『ライフレッスン』 |
スコセッシ、コッポラ、ウッディ・アレンという3人がメガホンを取って競った’89年の『ニューヨーク・ストーリーズ』というオムニバス映画。
第一話:『ライフレッスン』 マーティンスコセッシ
第ニ話:『ゾイのいない人生』 フランシス・フォード・コッポラ
第三話:『エディプス・コンプレックス』 ウッディ・アレン
結果は、スターターを努めた『ライフレッスン』の圧勝だった。
中年の絵描きが、一人の女に熱を上げて、それが終焉を迎えるまでの短いお話。
物語を覆い尽くすように執拗に流れるProcol Harumの『青い影』(A Whiter Shade of Pale)が圧巻である。
この短いフィルムを、この曲なしで回想できる人は、まずいないだろう。
「ただ一曲のポピュラーソングで映画を作ることができるか?」というスコセッシの実験的な試みだと僕は受け取った。『青い影』がこの映画に与えた影響は、編集という撮影後の作業によってもたらされたものではない。この曲がまず最初にあってはじめて、カメラワークも、アングルも、カットの長短も決まってきているのだ。
すべては『青い影』が握っている。
映画とお洒落に少しだけ興味がある日本の女の子たちが、こぞって絶賛した『恋する惑星』。
そのなかにおける『夢のカリフォルニア』(California Dreaming)との明らかな違いはこの点にある。フィルムと絡む緊密さが違うのだ。
スコセッシとウォン・カーワイという二人の映画人の、音楽に対する深みの格差が表れているともいえる。
またこの映画は、スコセッシが、女の「足」や「指」や「唇」を撮れるエロティックな目線を持ち合わせた作家であることを示して我々を喜ばせた。
(エロスを表現するには充分な題材であった後年の『エイジ・オブ・イノセンス』に僕が
期待したのは、精緻で流麗な指の運びではなく、この映画に見られる「生」の動きだったのだ。王道のテクニックを尽くした『エイジ・オブ・イノセンス』にはその「生」の感覚が欠けていた。)
画家を演じるニック・ノルティのだらしなさ加減が身につまされる。個人的に『ノースダラス40』から注目していたが、正直、ここまで味のある役者だとは思わなかった。芸術家、というプライドだけで尊大に振舞う、横柄な小心者。

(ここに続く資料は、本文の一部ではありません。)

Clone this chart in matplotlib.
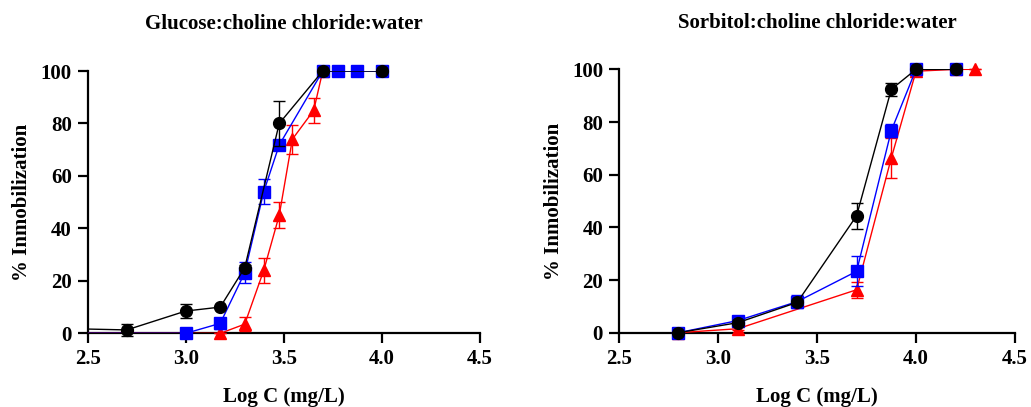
import numpy as np
import matplotlib
matplotlib.use("Agg")
import matplotlib.pyplot as plt

plt.rcParams["font.family"] = ["Liberation Serif", "DejaVu Serif"]
plt.rcParams["font.weight"] = "bold"

# Glucose:choline chloride:water  (first point of each series lies left of x=2.5, hidden)
glu_black_x = [2.398, 2.699, 3.0, 3.176, 3.301, 3.477, 3.699, 4.0]
glu_black_y = [1.8, 1.3, 8.5, 10.0, 25.0, 80.0, 100, 100]
glu_black_e = [0, 2.2, 2.8, 0.5, 1.0, 8.5, 0, 0]

glu_blue_x = [2.398, 3.0, 3.176, 3.301, 3.398, 3.477, 3.699, 3.778, 3.875, 4.0]
glu_blue_y = [0, 0, 3.8, 23.1, 54.0, 71.8, 100, 100, 100, 100]
glu_blue_e = [0, 0, 2.0, 4.0, 4.8, 0.8, 0, 0, 0, 0]

glu_red_x = [2.398, 3.176, 3.301, 3.398, 3.477, 3.544, 3.653, 3.699]
glu_red_y = [0, 0, 3.5, 24.0, 45.0, 74.0, 85.0, 100]
glu_red_e = [0, 0, 2.6, 4.7, 5.0, 5.6, 4.8, 0]

# Sorbitol:choline chloride:water
sor_black_x = [2.8, 3.1, 3.4, 3.7, 3.875, 4.0, 4.2]
sor_black_y = [0, 3.8, 11.5, 44.4, 92.4, 100, 100]
sor_black_e = [0, 1.0, 1.0, 5.0, 2.4, 0, 0]

sor_blue_x = [2.8, 3.1, 3.4, 3.7, 3.875, 4.0, 4.2]
sor_blue_y = [0, 4.6, 11.8, 23.3, 76.7, 100, 100]
sor_blue_e = [0, 1.0, 2.5, 5.7, 2.5, 0, 0]

sor_red_x = [2.8, 3.1, 3.7, 3.875, 4.0, 4.2, 4.3]
sor_red_y = [0, 1.5, 16.3, 66.3, 99.3, 100, 100]
sor_red_e = [0, 0.5, 3.0, 7.5, 0.7, 0, 0]

TITLES = ["Glucose:choline chloride:water", "Sorbitol:choline chloride:water"]
XTICKS = [2.5, 3.0, 3.5, 4.0, 4.5]
YTICKS = [0, 20, 40, 60, 80, 100]
XMIN, XMAX = 2.5, 4.5

FS = 15


def series(ax, x, y, e, color, marker, ms, z):
    x, y, e = np.asarray(x), np.asarray(y), np.asarray(e)
    vis = x >= XMIN
    # connecting line is clipped by the frame (hidden first point), marks are not
    ax.plot(x, y, color=color, lw=1.0, zorder=z)
    ax.errorbar(x[vis], y[vis], yerr=e[vis], fmt="none", ecolor=color,
                elinewidth=1.0, capsize=4, capthick=1.0, zorder=z, clip_on=False)
    ax.plot(x[vis], y[vis], ls="none", marker=marker, ms=ms, color=color,
            zorder=z + 0.5, clip_on=False)


def style(ax, title):
    ax.set_xlim(XMIN, XMAX)
    ax.set_ylim(0, 100)
    ax.set_xticks(XTICKS)
    ax.set_xticklabels([f"{t:.1f}" for t in XTICKS])
    ax.set_yticks(YTICKS)
    for s in ["top", "right"]:
        ax.spines[s].set_visible(False)
    for s in ["left", "bottom"]:
        ax.spines[s].set_linewidth(1.6)
        ax.spines[s].set_zorder(2)
    ax.tick_params(length=7.5, width=1.6, labelsize=FS, pad=4)
    for lab in ax.get_xticklabels() + ax.get_yticklabels():
        lab.set_fontweight("bold")
    ax.set_title(title, fontsize=FS, fontweight="bold", pad=30)
    ax.set_xlabel("Log C (mg/L)", fontsize=FS, fontweight="bold", labelpad=13)
    ax.set_ylabel("% Inmobilization", fontsize=FS, fontweight="bold", labelpad=6)


fig = plt.figure(figsize=(10.31, 4.07), dpi=100)
ax1 = fig.add_axes([0.0851, 0.181, 0.3802, 0.6445])
ax2 = fig.add_axes([0.6004, 0.1826, 0.3841, 0.647])

series(ax1, glu_red_x, glu_red_y, glu_red_e, "#ff0000", "^", 8.5, 3)
series(ax1, glu_blue_x, glu_blue_y, glu_blue_e, "#0000ff", "s", 8.0, 4)
series(ax1, glu_black_x, glu_black_y, glu_black_e, "#000000", "o", 8.5, 5)

series(ax2, sor_red_x, sor_red_y, sor_red_e, "#ff0000", "^", 8.5, 3)
series(ax2, sor_blue_x, sor_blue_y, sor_blue_e, "#0000ff", "s", 8.0, 4)
series(ax2, sor_black_x, sor_black_y, sor_black_e, "#000000", "o", 8.5, 5)

style(ax1, TITLES[0])
style(ax2, TITLES[1])

fig.savefig("out.png", dpi=100)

それでいて魅力的な中年男の色気を放っている。
まるで『アフター・アワーズ』から飛び出したような相手役のロザンナ・アークウェットとニック・ノルティとの相性も際立っている。頭のネジが緩んで腰の浮いた女を演らせたら、並みの女優では彼女に歯が立たない。
だてにTOTOのSteve Porcaroに『ROSANNA』を献上させてはいない。
この顔、身体、表情は、限りなくフィルムに融和しやすい「いかがわしさ」を保有している。
『青い影』。それと共に紡がれる前衛の絵画。そして二人の触れ合う身体。それらが織り成す心地よい、短い失恋物語。
気持ち悪い表現だが、この映画のラストシーンは男心を「キュン」とさせる。
ニック・ノルティの、「これぞ男」という馬鹿さ加減が熱い共感を呼ぶのだ。
「こういう男に、私はなりたい。」
ほっとけないっていうか。
火野正平タイプ?ちょっと違うかな(笑)
ロザンナさん、大好きです。
「クラッシュ」の彼女はヤバかったですね。
映画自体はその、あんまし、ですが。
ロザンナ・アークウェットは『デブラ・ウィンガーを探して』でいい仕事もしていますが、やはり「女優」としてまだまだ輝ける人だと思います。
こういう、「女を振り回す男」憧れますね。
私は振り回されっぱなしなので。
なるほど是非観ないとですね!!
アフター・アワーズ以来、スコセッシに入れ込んでしまいまして高い金だしてブルースプロジェクトのBOX買おうか?と先月から財布と相談しています。
スコセッシはご存知のように『ラストワルツ』も監督していますし、『グッド・フェローズ』でのロック史のなぞり方も的確でしたね。ジム・モリソンと同窓ですから、近代のポップス史にもどっぷりと漬かってるんですね。